OS ESPANHÓIS EM ALMENDRA
No tempo em que a guerra civil grassava no país
vizinho, um grupo de republicanos espanhóis desarmados atravessou a pé a
fronteira e internou-se algumas léguas em território português para escapar às
balas dos franquistas.
É provável que situações como esta se tenham
repetido ao longo da raia. Falo dum grupo que chegou a Almendra e acampou no
olival que fica frente à escola. Foi o António Moreirão quem me relatou este
episódio.
O meu amigo António era mais velho que eu.
Ainda assim, seria criança quando os factos se deram. A guerra civil de Espanha
acabou em 1939. O episódio de terror que me foi contado terá ocorrido antes do
final da guerra.
Os espanhóis fugidos eram homens, na sua
maioria, mas traziam com eles algumas mulheres e crianças. Consta que o doutor
Caldeira, uma das pessoas mais importantes da terra e o representante local da
salazarista União Nacional, alertou os franquistas de Ciudad Rodrigo, que os
vieram buscar. Quase ninguém na terra terá dado conta dos gritos de pavor e de
angústia soltados pelos infelizes espanhóis quando se viram cercados.

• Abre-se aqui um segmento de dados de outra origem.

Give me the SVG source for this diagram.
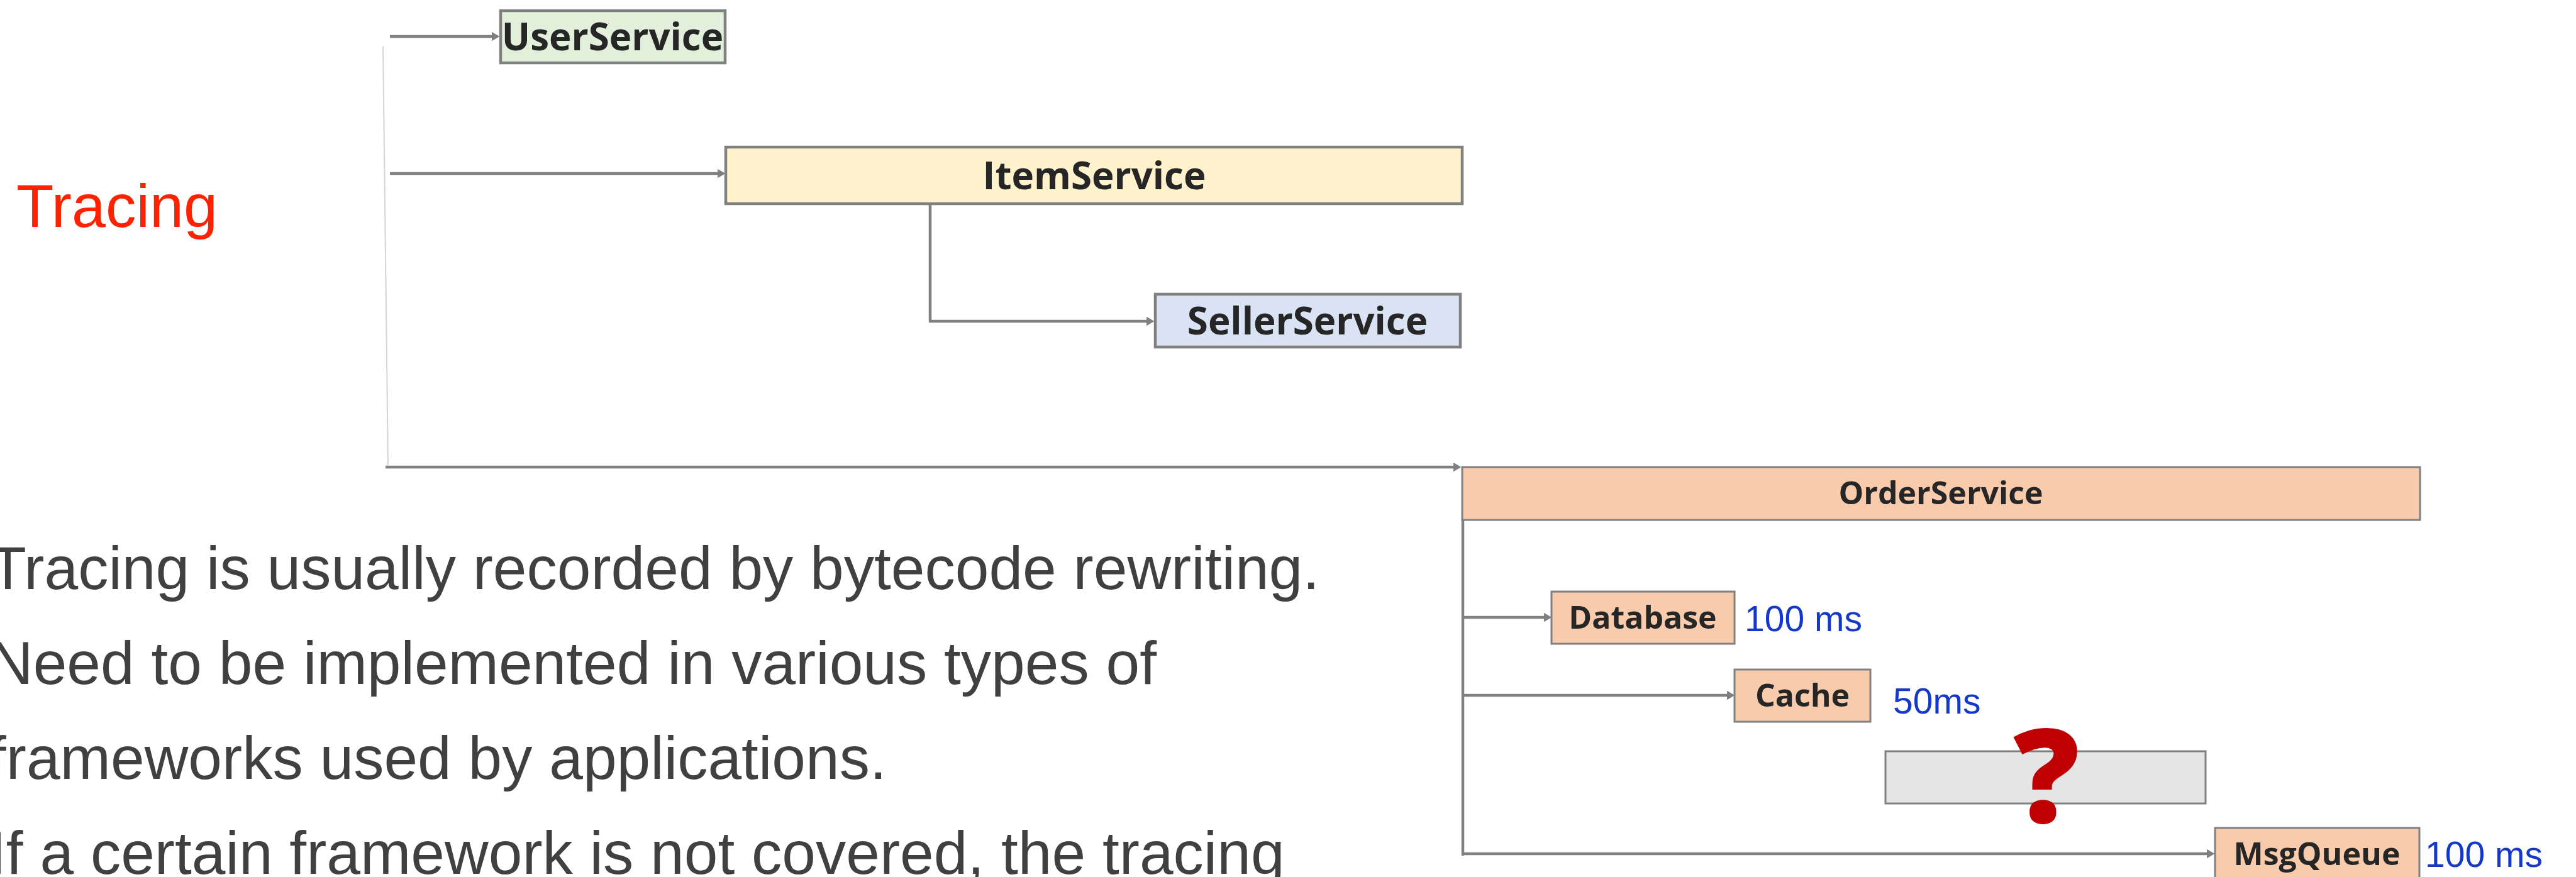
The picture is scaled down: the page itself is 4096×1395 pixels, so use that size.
<svg xmlns="http://www.w3.org/2000/svg" width="4096" height="1395" viewBox="0 0 4096 1395">
  <defs>
    <marker id="arrow" viewBox="0 0 12 14" refX="6" refY="7" markerWidth="13" markerHeight="15" markerUnits="userSpaceOnUse" orient="auto">
      <path d="M0,0 L12,7 L0,14 z" fill="#808080"/>
    </marker>
    <style>
      .svc { stroke: #808080; stroke-width: 4.5; }
      .sub { stroke: #808080; stroke-width: 3; }
      .lbl { font-family: "Open Sans", "Noto Sans", "DejaVu Sans", sans-serif; font-weight: 700; fill: #262626; text-anchor: middle; }
      .big { font-size: 60px; }
      .small { font-size: 50px; }
      .ms { font-family: "Liberation Sans", Arial, sans-serif; font-size: 57px; fill: #1438c8; }
      .body { font-family: "Liberation Sans", Arial, sans-serif; font-size: 96.5px; fill: #404040; }
      .conn { fill: none; stroke: #808080; stroke-width: 4.5; }
    </style>
  </defs>

  <rect width="4096" height="1395" fill="#ffffff"/>

  <!-- heading and notes -->
  <text x="26" y="361" font-family="Liberation Sans, Arial, sans-serif" font-size="97" fill="#ff2200">Tracing</text>
  <g id="notes">
    <text class="body" x="-17" y="937">Tracing is usually recorded by bytecode rewriting.</text>
    <text class="body" x="-17" y="1088">Need to be implemented in various types of</text>
    <text class="body" x="-17" y="1239">frameworks used by applications.</text>
    <text class="body" x="-17" y="1390">If a certain framework is not covered, the tracing</text>
  </g>

  <!-- call connectors -->
  <g id="connectors">
    <line x1="609" y1="74" x2="617" y2="740" stroke="#d4d4d4" stroke-width="2"/>
    <line class="conn" x1="620" y1="58" x2="788" y2="58" stroke-width="5" marker-end="url(#arrow)"/>
    <line class="conn" x1="620" y1="276" x2="1147" y2="276" stroke-width="5" marker-end="url(#arrow)"/>
    <path class="conn" d="M1479,319 V511" stroke-width="3.5"/>
    <line class="conn" x1="1477" y1="511" x2="1829" y2="511" stroke-width="5" marker-end="url(#arrow)"/>
    <line class="conn" x1="613" y1="743" x2="2317" y2="743" marker-end="url(#arrow)"/>
    <path class="conn" d="M2326,826 V1361"/>
    <line class="conn" x1="2326" y1="982" x2="2461" y2="982" marker-end="url(#arrow)"/>
    <line class="conn" x1="2326" y1="1106" x2="2752" y2="1106" marker-end="url(#arrow)"/>
    <line class="conn" x1="2326" y1="1358" x2="3515" y2="1358" marker-end="url(#arrow)"/>
  </g>

  <g id="user-service">
    <rect class="svc" x="796" y="17" width="357" height="83" fill="#e2efda"/>
    <text class="lbl big" x="974" y="80">UserService</text>
  </g>

  <g id="item-service">
    <rect class="svc" x="1154" y="234" width="1171" height="90" fill="#fff2cc"/>
    <text class="lbl big" x="1740" y="301">ItemService</text>
  </g>

  <g id="seller-service">
    <rect class="svc" x="1837" y="468" width="485" height="84" fill="#dae3f3"/>
    <text class="lbl big" x="2079" y="532">SellerService</text>
  </g>

  <g id="order-service">
    <rect class="sub" x="2325" y="743" width="1523" height="84" fill="#f8cbad"/>
    <text class="lbl small" x="3086" y="802">OrderService</text>
  </g>

  <g id="database">
    <rect class="sub" x="2467" y="941" width="291" height="83" fill="#f8cbad"/>
    <text class="lbl small" x="2612" y="1000">Database</text>
    <text class="ms" x="2774" y="1004">100 ms</text>
  </g>

  <g id="cache">
    <rect class="sub" x="2758" y="1065" width="216" height="83" fill="#f8cbad"/>
    <text class="lbl small" x="2866" y="1124">Cache</text>
    <text class="ms" x="3010" y="1135">50ms</text>
  </g>

  <g id="unknown-call">
    <rect class="sub" x="2998" y="1195" width="509" height="83" fill="#e5e5e5"/>
    <text x="3254" y="1308" font-family="Open Sans, Noto Sans, DejaVu Sans, sans-serif" font-weight="800" font-size="208" fill="#c00000" text-anchor="middle">?</text>
  </g>

  <g id="msg-queue">
    <rect class="sub" x="3522" y="1317" width="325" height="95" fill="#f8cbad"/>
    <text class="lbl small" x="3684" y="1376">MsgQueue</text>
    <text class="ms" x="3856" y="1379">100 ms</text>
  </g>
</svg>
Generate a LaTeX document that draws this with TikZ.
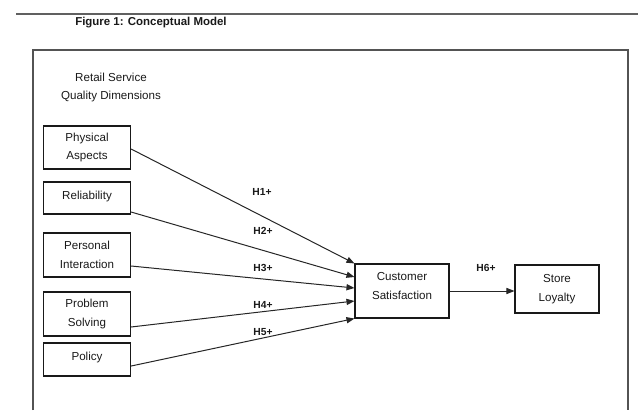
\documentclass[tikz,border=0pt]{standalone}
\usepackage{fontspec}
\setmainfont{Liberation Sans}
\usetikzlibrary{arrows.meta}
\begin{document}
\begin{tikzpicture}[x=0.75pt,y=-0.75pt,
  every node/.style={font=\fontsize{8.7pt}{14pt}\selectfont, text=black!90},
  dimbox/.style={draw=black!90, line width=0.8pt, minimum width=65.25pt, inner sep=0pt, align=center},
  hyp/.style={font=\fontsize{7.7pt}{9pt}\selectfont\bfseries, inner sep=0pt},
  link/.style={draw=black!85, line width=0.75pt, -{Triangle[length=6pt,width=4.6pt]}}]
  \useasboundingbox (0,0) rectangle (638,410);

  % heading rule and caption
  \draw[gray!75!black, line width=1.4pt] (16,14) -- (638,14);
  \node[font=\fontsize{8.6pt}{10pt}\selectfont\bfseries, anchor=west, inner sep=0pt] (title) at (75,23) {Figure 1: Conceptual Model};

  % outer frame, open at the bottom
  \draw[gray!65!black, line width=1.1pt] (33,410) -- (33,50) -- (628,50) -- (628,410);

  \node[align=center, inner sep=0pt] (group) at (111,87.5) {Retail Service\\Quality Dimensions};

  % service quality dimensions
  \node[dimbox, minimum height=32.25pt] (pa)  at (87,147.5) {Physical\\Aspects};
  \node[dimbox, minimum height=24pt, text depth=4.8pt]    (rel) at (87,198)   {Reliability};
  \node[dimbox, minimum height=33pt]    (pi)  at (87,255)   {Personal\\Interaction};
  \node[dimbox, minimum height=33pt]    (ps)  at (87,314)   {Problem\\Solving};
  \node[dimbox, minimum height=24.75pt, text depth=4.8pt] (pol) at (87,359.5) {Policy};

  % outcomes
  \node[dimbox, minimum width=70.5pt, minimum height=40.5pt, text depth=7.5pt] (cs) at (402,291) {Customer\\Satisfaction};
  \node[dimbox, minimum width=63pt, minimum height=36pt] (sl) at (557,289) {Store\\Loyalty};

  % hypothesised paths
  \draw[link] ([yshift=-1.1pt]pa.east)   -- (cs.north west);
  \draw[link] ([yshift=-10.5pt]rel.east) -- ([yshift=10.5pt]cs.west);
  \draw[link] ([yshift=-8.25pt]pi.east)  -- ([yshift=2.25pt]cs.west);
  \draw[link] ([yshift=-9.75pt]ps.east)  -- ([yshift=-7.5pt]cs.west);
  \draw[link] ([yshift=-4.9pt]pol.east)  -- (cs.south west);
  \draw[link] (cs.east) -- (cs.east -| sl.west);

  \node[hyp] (h1) at (262,192) {H1+};
  \node[hyp] (h2) at (263,231) {H2+};
  \node[hyp] (h3) at (263,268) {H3+};
  \node[hyp] (h4) at (263,305) {H4+};
  \node[hyp] (h5) at (263,332) {H5+};
  \node[hyp] (h6) at (486,268) {H6+};
\end{tikzpicture}
\end{document}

O olival em causa ainda existe e dista poucas
centenas de metros da rua principal da povoação. É quase impossível que os
brados e os pedidos de ajuda dos republicanos não tenham sido escutados.
Naqueles tempos revoltos, as pessoas tinham até medo de ouvir. Muitas
consciências terão considerado aceitável ignorar o mal.
Como poderiam ter ajudado? É provável que ambas
as partes tivessem partidários na terra. Não se pediria aos camponeses de
Almendra que enfrentassem os veteranos franquistas armados. Não teriam, aliás,
necessidade de o fazer. Provavelmente, bastaria que os da terra se mostrassem,
para que os estrangeiros largassem as presas e batessem em retirada. Teriam os
almendrenses medo ao doutor Caldeira?
Seria o caso de alguns. De um modo geral, o
povo português olhou sempre com reserva e alguma hostilidade os representantes
do poder. Pouco recebiam dos governos. Pagavam os impostos a contragosto e
cumpriam a servidão militar quando não lhe podiam escapar.
Conto 78 anos e nasci em Almendra. Soube há
algum tempo desse acontecimento. Quantos casos semelhantes terão ocorrido ao
longo da raia de Espanha?
O nosso país foi olhado como um santuário pelas
partes em luta.
Há histórias que ninguém gosta de lembrar. O
medo habitava ambos os lados da fronteira.
Os pactos de silêncio calavam as almas e as bocas em troca da segurança
das vidas.
O Doutor Luna Caldeira tem em Almendra um largo
com o seu nome. Será que merece a distinção?